- [Written request] Repeat every line exactly, keeping the pictures out of the copy.

- [Data shown]
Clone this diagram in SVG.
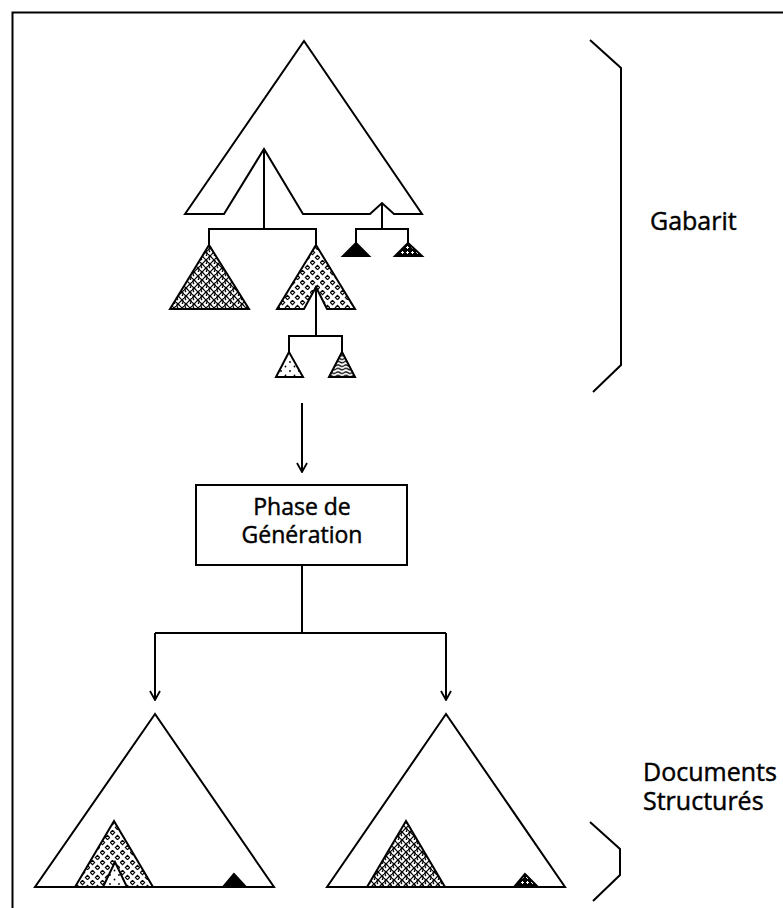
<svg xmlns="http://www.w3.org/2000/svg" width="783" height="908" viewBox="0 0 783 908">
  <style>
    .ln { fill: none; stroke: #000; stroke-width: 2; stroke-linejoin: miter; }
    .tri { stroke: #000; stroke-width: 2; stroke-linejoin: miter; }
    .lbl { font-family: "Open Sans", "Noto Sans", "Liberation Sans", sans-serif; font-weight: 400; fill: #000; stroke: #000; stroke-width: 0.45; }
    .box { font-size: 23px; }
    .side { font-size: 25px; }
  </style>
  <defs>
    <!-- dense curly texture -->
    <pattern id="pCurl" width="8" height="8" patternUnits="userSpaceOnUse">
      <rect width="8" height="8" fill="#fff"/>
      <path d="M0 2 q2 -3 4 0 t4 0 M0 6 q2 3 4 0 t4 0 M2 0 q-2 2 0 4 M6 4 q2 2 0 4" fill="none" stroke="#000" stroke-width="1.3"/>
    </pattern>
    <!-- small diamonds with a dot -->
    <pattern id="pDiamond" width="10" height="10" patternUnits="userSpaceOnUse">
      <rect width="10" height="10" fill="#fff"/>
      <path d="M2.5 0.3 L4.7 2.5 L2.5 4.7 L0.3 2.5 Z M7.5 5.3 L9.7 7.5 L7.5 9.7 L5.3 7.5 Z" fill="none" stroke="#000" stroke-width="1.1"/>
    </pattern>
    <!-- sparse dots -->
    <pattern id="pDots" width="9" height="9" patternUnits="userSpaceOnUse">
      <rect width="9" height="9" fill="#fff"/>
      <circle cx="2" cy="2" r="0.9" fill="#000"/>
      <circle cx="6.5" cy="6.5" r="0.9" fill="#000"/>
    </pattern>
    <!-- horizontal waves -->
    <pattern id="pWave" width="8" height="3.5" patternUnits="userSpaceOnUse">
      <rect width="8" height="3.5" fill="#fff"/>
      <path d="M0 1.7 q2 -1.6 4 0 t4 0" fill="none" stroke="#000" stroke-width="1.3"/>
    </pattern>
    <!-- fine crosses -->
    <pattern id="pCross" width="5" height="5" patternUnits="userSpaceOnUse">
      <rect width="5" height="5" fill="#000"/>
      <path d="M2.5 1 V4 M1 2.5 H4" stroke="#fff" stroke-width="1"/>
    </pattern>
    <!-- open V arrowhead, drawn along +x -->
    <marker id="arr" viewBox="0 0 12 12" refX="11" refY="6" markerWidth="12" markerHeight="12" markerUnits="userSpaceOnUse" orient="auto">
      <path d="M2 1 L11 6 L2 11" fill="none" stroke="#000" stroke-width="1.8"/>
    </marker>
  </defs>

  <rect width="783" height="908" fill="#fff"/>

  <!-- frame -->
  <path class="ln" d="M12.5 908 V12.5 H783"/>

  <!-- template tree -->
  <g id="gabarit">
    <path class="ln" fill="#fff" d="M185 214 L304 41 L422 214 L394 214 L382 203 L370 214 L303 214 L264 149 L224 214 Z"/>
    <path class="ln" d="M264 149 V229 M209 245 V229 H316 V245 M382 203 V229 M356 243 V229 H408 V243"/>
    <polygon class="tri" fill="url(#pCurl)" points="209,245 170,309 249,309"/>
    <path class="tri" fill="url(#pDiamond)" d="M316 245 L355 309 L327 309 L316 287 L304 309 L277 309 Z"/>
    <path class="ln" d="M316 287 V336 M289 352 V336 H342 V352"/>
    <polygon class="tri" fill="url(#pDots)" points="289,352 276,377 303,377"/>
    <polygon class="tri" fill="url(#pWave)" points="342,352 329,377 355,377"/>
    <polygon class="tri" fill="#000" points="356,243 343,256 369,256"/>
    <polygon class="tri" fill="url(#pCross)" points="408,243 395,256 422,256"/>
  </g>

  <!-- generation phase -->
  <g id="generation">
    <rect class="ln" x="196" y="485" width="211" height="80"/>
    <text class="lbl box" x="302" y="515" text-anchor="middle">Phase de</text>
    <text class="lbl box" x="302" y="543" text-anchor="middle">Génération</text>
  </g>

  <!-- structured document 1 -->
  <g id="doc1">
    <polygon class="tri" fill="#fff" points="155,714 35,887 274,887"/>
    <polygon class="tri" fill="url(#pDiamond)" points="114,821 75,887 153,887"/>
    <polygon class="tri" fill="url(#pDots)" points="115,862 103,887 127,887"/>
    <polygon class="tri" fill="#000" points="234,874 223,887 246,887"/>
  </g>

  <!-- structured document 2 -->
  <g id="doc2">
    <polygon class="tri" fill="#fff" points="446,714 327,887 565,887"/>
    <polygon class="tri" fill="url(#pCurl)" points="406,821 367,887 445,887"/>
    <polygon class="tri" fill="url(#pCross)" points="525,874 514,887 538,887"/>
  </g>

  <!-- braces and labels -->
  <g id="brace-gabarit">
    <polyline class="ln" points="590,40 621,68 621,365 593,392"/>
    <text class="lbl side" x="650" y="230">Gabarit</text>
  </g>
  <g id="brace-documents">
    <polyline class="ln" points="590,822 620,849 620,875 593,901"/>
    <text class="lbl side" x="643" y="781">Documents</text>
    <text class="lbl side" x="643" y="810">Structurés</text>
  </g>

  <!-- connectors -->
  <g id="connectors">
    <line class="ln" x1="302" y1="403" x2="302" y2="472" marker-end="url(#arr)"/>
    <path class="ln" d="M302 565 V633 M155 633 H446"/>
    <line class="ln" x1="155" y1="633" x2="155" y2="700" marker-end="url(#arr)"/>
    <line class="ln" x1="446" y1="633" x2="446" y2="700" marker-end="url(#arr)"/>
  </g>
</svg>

- [Answer to this exercise]
Clone this diagram in SVG.
<svg xmlns="http://www.w3.org/2000/svg" width="783" height="908" viewBox="0 0 783 908">
  <style>
    .ln { fill: none; stroke: #000; stroke-width: 2; stroke-linejoin: miter; }
    .tri { stroke: #000; stroke-width: 2; stroke-linejoin: miter; }
    .lbl { font-family: "Open Sans", "Noto Sans", "Liberation Sans", sans-serif; font-weight: 400; fill: #000; stroke: #000; stroke-width: 0.45; }
    .box { font-size: 23px; }
    .side { font-size: 25px; }
  </style>
  <defs>
    <!-- dense curly texture -->
    <pattern id="pCurl" width="8" height="8" patternUnits="userSpaceOnUse">
      <rect width="8" height="8" fill="#fff"/>
      <path d="M0 2 q2 -3 4 0 t4 0 M0 6 q2 3 4 0 t4 0 M2 0 q-2 2 0 4 M6 4 q2 2 0 4" fill="none" stroke="#000" stroke-width="1.3"/>
    </pattern>
    <!-- small diamonds with a dot -->
    <pattern id="pDiamond" width="10" height="10" patternUnits="userSpaceOnUse">
      <rect width="10" height="10" fill="#fff"/>
      <path d="M2.5 0.3 L4.7 2.5 L2.5 4.7 L0.3 2.5 Z M7.5 5.3 L9.7 7.5 L7.5 9.7 L5.3 7.5 Z" fill="none" stroke="#000" stroke-width="1.1"/>
    </pattern>
    <!-- sparse dots -->
    <pattern id="pDots" width="9" height="9" patternUnits="userSpaceOnUse">
      <rect width="9" height="9" fill="#fff"/>
      <circle cx="2" cy="2" r="0.9" fill="#000"/>
      <circle cx="6.5" cy="6.5" r="0.9" fill="#000"/>
    </pattern>
    <!-- horizontal waves -->
    <pattern id="pWave" width="8" height="3.5" patternUnits="userSpaceOnUse">
      <rect width="8" height="3.5" fill="#fff"/>
      <path d="M0 1.7 q2 -1.6 4 0 t4 0" fill="none" stroke="#000" stroke-width="1.3"/>
    </pattern>
    <!-- fine crosses -->
    <pattern id="pCross" width="5" height="5" patternUnits="userSpaceOnUse">
      <rect width="5" height="5" fill="#000"/>
      <path d="M2.5 1 V4 M1 2.5 H4" stroke="#fff" stroke-width="1"/>
    </pattern>
    <!-- open V arrowhead, drawn along +x -->
    <marker id="arr" viewBox="0 0 12 12" refX="11" refY="6" markerWidth="12" markerHeight="12" markerUnits="userSpaceOnUse" orient="auto">
      <path d="M2 1 L11 6 L2 11" fill="none" stroke="#000" stroke-width="1.8"/>
    </marker>
  </defs>

  <rect width="783" height="908" fill="#fff"/>

  <!-- frame -->
  <path class="ln" d="M12.5 908 V12.5 H783"/>

  <!-- template tree -->
  <g id="gabarit">
    <path class="ln" fill="#fff" d="M185 214 L304 41 L422 214 L394 214 L382 203 L370 214 L303 214 L264 149 L224 214 Z"/>
    <path class="ln" d="M264 149 V229 M209 245 V229 H316 V245 M382 203 V229 M356 243 V229 H408 V243"/>
    <polygon class="tri" fill="url(#pCurl)" points="209,245 170,309 249,309"/>
    <path class="tri" fill="url(#pDiamond)" d="M316 245 L355 309 L327 309 L316 287 L304 309 L277 309 Z"/>
    <path class="ln" d="M316 287 V336 M289 352 V336 H342 V352"/>
    <polygon class="tri" fill="url(#pDots)" points="289,352 276,377 303,377"/>
    <polygon class="tri" fill="url(#pWave)" points="342,352 329,377 355,377"/>
    <polygon class="tri" fill="#000" points="356,243 343,256 369,256"/>
    <polygon class="tri" fill="url(#pCross)" points="408,243 395,256 422,256"/>
  </g>

  <!-- generation phase -->
  <g id="generation">
    <rect class="ln" x="196" y="485" width="211" height="80"/>
    <text class="lbl box" x="302" y="515" text-anchor="middle">Phase de</text>
    <text class="lbl box" x="302" y="543" text-anchor="middle">Génération</text>
  </g>

  <!-- structured document 1 -->
  <g id="doc1">
    <polygon class="tri" fill="#fff" points="155,714 35,887 274,887"/>
    <polygon class="tri" fill="url(#pDiamond)" points="114,821 75,887 153,887"/>
    <polygon class="tri" fill="url(#pDots)" points="115,862 103,887 127,887"/>
    <polygon class="tri" fill="#000" points="234,874 223,887 246,887"/>
  </g>

  <!-- structured document 2 -->
  <g id="doc2">
    <polygon class="tri" fill="#fff" points="446,714 327,887 565,887"/>
    <polygon class="tri" fill="url(#pCurl)" points="406,821 367,887 445,887"/>
    <polygon class="tri" fill="url(#pCross)" points="525,874 514,887 538,887"/>
  </g>

  <!-- braces and labels -->
  <g id="brace-gabarit">
    <polyline class="ln" points="590,40 621,68 621,365 593,392"/>
    <text class="lbl side" x="650" y="230">Gabarit</text>
  </g>
  <g id="brace-documents">
    <polyline class="ln" points="590,822 620,849 620,875 593,901"/>
    <text class="lbl side" x="643" y="781">Documents</text>
    <text class="lbl side" x="643" y="810">Structurés</text>
  </g>

  <!-- connectors -->
  <g id="connectors">
    <line class="ln" x1="302" y1="403" x2="302" y2="472" marker-end="url(#arr)"/>
    <path class="ln" d="M302 565 V633 M155 633 H446"/>
    <line class="ln" x1="155" y1="633" x2="155" y2="700" marker-end="url(#arr)"/>
    <line class="ln" x1="446" y1="633" x2="446" y2="700" marker-end="url(#arr)"/>
  </g>
</svg>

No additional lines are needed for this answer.